COLLECTED DATA:
+ + + + + + +
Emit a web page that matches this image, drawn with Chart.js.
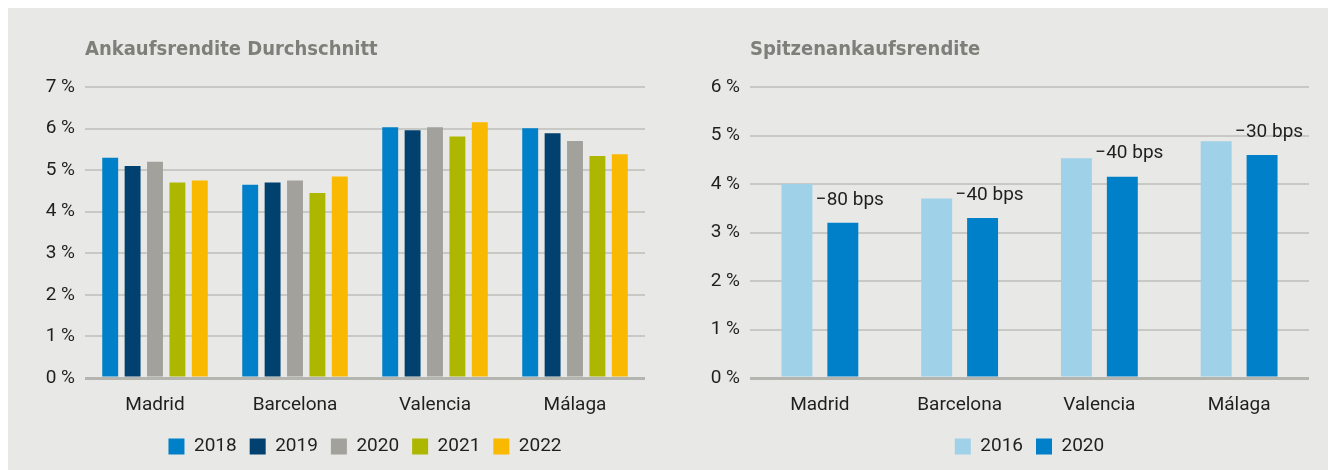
<!DOCTYPE html>
<html>
<head>
<meta charset="utf-8">
<script src="https://cdn.jsdelivr.net/npm/chart.js@4.4.0/dist/chart.umd.min.js"></script>
<style>
html,body{margin:0;padding:0;background:#ffffff;width:1328px;height:470px;overflow:hidden;}
#panel{position:absolute;left:8px;top:8px;width:1320px;height:462px;background:#e8e8e6;}
canvas{position:absolute;top:0;}
#c1{left:8px;}
#c2{left:664px;}
</style>
</head>
<body>
<div id="panel"></div>
<canvas id="c1" width="656" height="470"></canvas>
<canvas id="c2" width="664" height="470"></canvas>
<script>
// ---------- data ----------
const categories = ['Madrid', 'Barcelona', 'Valencia', 'Málaga'];

const titleAvg = 'Ankaufsrendite Durchschnitt';
const titlePrime = 'Spitzenankaufsrendite';

const avgYears = ['2018', '2019', '2020', '2021', '2022'];
const avg2018 = [5.30, 4.65, 6.03, 6.01];
const avg2019 = [5.10, 4.70, 5.96, 5.89];
const avg2020 = [5.20, 4.75, 6.03, 5.70];
const avg2021 = [4.70, 4.45, 5.81, 5.34];
const avg2022 = [4.75, 4.85, 6.15, 5.38];

const primeYears = ['2016', '2020'];
const prime2016 = [4.00, 3.70, 4.53, 4.88];
const prime2020 = [3.20, 3.30, 4.15, 4.60];
const bpsLabels = ['\u221280 bps', '\u221240 bps', '\u221240 bps', '\u221230 bps'];

const avgTicksMax = 7;
const primeTicksMax = 6;

// ---------- styles ----------
const FONT = 'Roboto, "Open Sans", sans-serif';
const TEXT = '#1f1f1f';
const colAvg = ['#0080c9', '#00416f', '#a3a19c', '#adb700', '#f9b900'];
const colPrime = ['#9fd1e8', '#0080c9'];

const panelTitle = {
  id: 'panelTitle',
  afterDraw(chart, args, opts) {
    const ctx = chart.ctx;
    ctx.save();
    ctx.font = 'bold 20px "Liberation Sans Narrow", "DejaVu Sans Condensed", "Roboto Condensed", sans-serif';
    ctx.fillStyle = '#7f7f7a';
    ctx.textAlign = 'left';
    ctx.textBaseline = 'alphabetic';
    ctx.fillText(opts.text, chart.chartArea.left, 55);
    ctx.restore();
  }
};

const centerLegend = {
  id: 'centerLegend',
  afterLayout(chart) {
    if (chart.legend) {
      chart.legend.left = chart.chartArea.left;
      chart.legend.right = chart.chartArea.right;
    }
  }
};

const bpsPlugin = {
  id: 'bpsPlugin',
  afterDatasetsDraw(chart, args, opts) {
    if (!opts.labels) return;
    const ctx = chart.ctx;
    const meta = chart.getDatasetMeta(1);
    ctx.save();
    ctx.font = '19px ' + FONT;
    ctx.fillStyle = TEXT;
    ctx.textAlign = 'center';
    ctx.textBaseline = 'middle';
    meta.data.forEach((bar, i) => {
      ctx.fillText(opts.labels[i], bar.x + 7, bar.y - 23);
    });
    ctx.restore();
  }
};

function makeOptions(title, maxV, axisWidth, catPct, barPct, labels) {
  return {
    responsive: false,
    animation: false,
    devicePixelRatio: 1,
    layout: { padding: { top: 87, right: 19, left: 0, bottom: 4 } },
    datasets: { bar: { categoryPercentage: catPct, barPercentage: barPct } },
    scales: {
      x: {
        grid: { display: false, drawTicks: false },
        border: { display: false },
        ticks: { color: TEXT, font: { family: FONT, size: 19 }, padding: 16, maxRotation: 0 },
        afterFit(s) { s.height = 46; }
      },
      y: {
        min: 0, max: maxV,
        grid: {
          drawTicks: false,
          color: c => (c.tick && c.tick.value === 0) ? '#b5b5b0' : '#c8c8c4',
          lineWidth: c => (c.tick && c.tick.value === 0) ? 3 : 2
        },
        border: { display: false },
        ticks: {
          stepSize: 1, padding: 10, color: TEXT,
          font: { family: FONT, size: 19 },
          callback: v => v + ' %'
        },
        afterFit(s) { s.width = axisWidth; }
      }
    },
    plugins: {
      legend: {
        position: 'bottom',
        labels: {
          boxWidth: 16, boxHeight: 16, padding: 13, color: TEXT,
          font: { family: FONT, size: 19 }
        }
      },
      tooltip: { enabled: false },
      panelTitle: { text: title },
      bpsPlugin: { labels: labels }
    }
  };
}

const avgSeries = [avg2018, avg2019, avg2020, avg2021, avg2022];
new Chart(document.getElementById('c1'), {
  type: 'bar',
  data: {
    labels: categories,
    datasets: avgSeries.map((d, i) => ({
      label: avgYears[i], data: d, backgroundColor: colAvg[i], borderWidth: 0
    }))
  },
  options: makeOptions(titleAvg, avgTicksMax, 77, 0.8, 0.71, null),
  plugins: [panelTitle, centerLegend, bpsPlugin]
});

const primeSeries = [prime2016, prime2020];
new Chart(document.getElementById('c2'), {
  type: 'bar',
  data: {
    labels: categories,
    datasets: primeSeries.map((d, i) => ({
      label: primeYears[i], data: d, backgroundColor: colPrime[i], borderWidth: 0
    }))
  },
  options: makeOptions(titlePrime, primeTicksMax, 86, 0.657, 0.674, bpsLabels),
  plugins: [panelTitle, centerLegend, bpsPlugin]
});
</script>
</body>
</html>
+ + + + + + +
PROBLEM TO SOLVE: Copy all the lines of data exactly as they appear, dropping any images.

THE ANSWER:
Emit a web page that matches this image, drawn with Chart.js.
<!DOCTYPE html>
<html>
<head>
<meta charset="utf-8">
<script src="https://cdn.jsdelivr.net/npm/chart.js@4.4.0/dist/chart.umd.min.js"></script>
<style>
html,body{margin:0;padding:0;background:#ffffff;width:1328px;height:470px;overflow:hidden;}
#panel{position:absolute;left:8px;top:8px;width:1320px;height:462px;background:#e8e8e6;}
canvas{position:absolute;top:0;}
#c1{left:8px;}
#c2{left:664px;}
</style>
</head>
<body>
<div id="panel"></div>
<canvas id="c1" width="656" height="470"></canvas>
<canvas id="c2" width="664" height="470"></canvas>
<script>
// ---------- data ----------
const categories = ['Madrid', 'Barcelona', 'Valencia', 'Málaga'];

const titleAvg = 'Ankaufsrendite Durchschnitt';
const titlePrime = 'Spitzenankaufsrendite';

const avgYears = ['2018', '2019', '2020', '2021', '2022'];
const avg2018 = [5.30, 4.65, 6.03, 6.01];
const avg2019 = [5.10, 4.70, 5.96, 5.89];
const avg2020 = [5.20, 4.75, 6.03, 5.70];
const avg2021 = [4.70, 4.45, 5.81, 5.34];
const avg2022 = [4.75, 4.85, 6.15, 5.38];

const primeYears = ['2016', '2020'];
const prime2016 = [4.00, 3.70, 4.53, 4.88];
const prime2020 = [3.20, 3.30, 4.15, 4.60];
const bpsLabels = ['\u221280 bps', '\u221240 bps', '\u221240 bps', '\u221230 bps'];

const avgTicksMax = 7;
const primeTicksMax = 6;

// ---------- styles ----------
const FONT = 'Roboto, "Open Sans", sans-serif';
const TEXT = '#1f1f1f';
const colAvg = ['#0080c9', '#00416f', '#a3a19c', '#adb700', '#f9b900'];
const colPrime = ['#9fd1e8', '#0080c9'];

const panelTitle = {
  id: 'panelTitle',
  afterDraw(chart, args, opts) {
    const ctx = chart.ctx;
    ctx.save();
    ctx.font = 'bold 20px "Liberation Sans Narrow", "DejaVu Sans Condensed", "Roboto Condensed", sans-serif';
    ctx.fillStyle = '#7f7f7a';
    ctx.textAlign = 'left';
    ctx.textBaseline = 'alphabetic';
    ctx.fillText(opts.text, chart.chartArea.left, 55);
    ctx.restore();
  }
};

const centerLegend = {
  id: 'centerLegend',
  afterLayout(chart) {
    if (chart.legend) {
      chart.legend.left = chart.chartArea.left;
      chart.legend.right = chart.chartArea.right;
    }
  }
};

const bpsPlugin = {
  id: 'bpsPlugin',
  afterDatasetsDraw(chart, args, opts) {
    if (!opts.labels) return;
    const ctx = chart.ctx;
    const meta = chart.getDatasetMeta(1);
    ctx.save();
    ctx.font = '19px ' + FONT;
    ctx.fillStyle = TEXT;
    ctx.textAlign = 'center';
    ctx.textBaseline = 'middle';
    meta.data.forEach((bar, i) => {
      ctx.fillText(opts.labels[i], bar.x + 7, bar.y - 23);
    });
    ctx.restore();
  }
};

function makeOptions(title, maxV, axisWidth, catPct, barPct, labels) {
  return {
    responsive: false,
    animation: false,
    devicePixelRatio: 1,
    layout: { padding: { top: 87, right: 19, left: 0, bottom: 4 } },
    datasets: { bar: { categoryPercentage: catPct, barPercentage: barPct } },
    scales: {
      x: {
        grid: { display: false, drawTicks: false },
        border: { display: false },
        ticks: { color: TEXT, font: { family: FONT, size: 19 }, padding: 16, maxRotation: 0 },
        afterFit(s) { s.height = 46; }
      },
      y: {
        min: 0, max: maxV,
        grid: {
          drawTicks: false,
          color: c => (c.tick && c.tick.value === 0) ? '#b5b5b0' : '#c8c8c4',
          lineWidth: c => (c.tick && c.tick.value === 0) ? 3 : 2
        },
        border: { display: false },
        ticks: {
          stepSize: 1, padding: 10, color: TEXT,
          font: { family: FONT, size: 19 },
          callback: v => v + ' %'
        },
        afterFit(s) { s.width = axisWidth; }
      }
    },
    plugins: {
      legend: {
        position: 'bottom',
        labels: {
          boxWidth: 16, boxHeight: 16, padding: 13, color: TEXT,
          font: { family: FONT, size: 19 }
        }
      },
      tooltip: { enabled: false },
      panelTitle: { text: title },
      bpsPlugin: { labels: labels }
    }
  };
}

const avgSeries = [avg2018, avg2019, avg2020, avg2021, avg2022];
new Chart(document.getElementById('c1'), {
  type: 'bar',
  data: {
    labels: categories,
    datasets: avgSeries.map((d, i) => ({
      label: avgYears[i], data: d, backgroundColor: colAvg[i], borderWidth: 0
    }))
  },
  options: makeOptions(titleAvg, avgTicksMax, 77, 0.8, 0.71, null),
  plugins: [panelTitle, centerLegend, bpsPlugin]
});

const primeSeries = [prime2016, prime2020];
new Chart(document.getElementById('c2'), {
  type: 'bar',
  data: {
    labels: categories,
    datasets: primeSeries.map((d, i) => ({
      label: primeYears[i], data: d, backgroundColor: colPrime[i], borderWidth: 0
    }))
  },
  options: makeOptions(titlePrime, primeTicksMax, 86, 0.657, 0.674, bpsLabels),
  plugins: [panelTitle, centerLegend, bpsPlugin]
});
</script>
</body>
</html>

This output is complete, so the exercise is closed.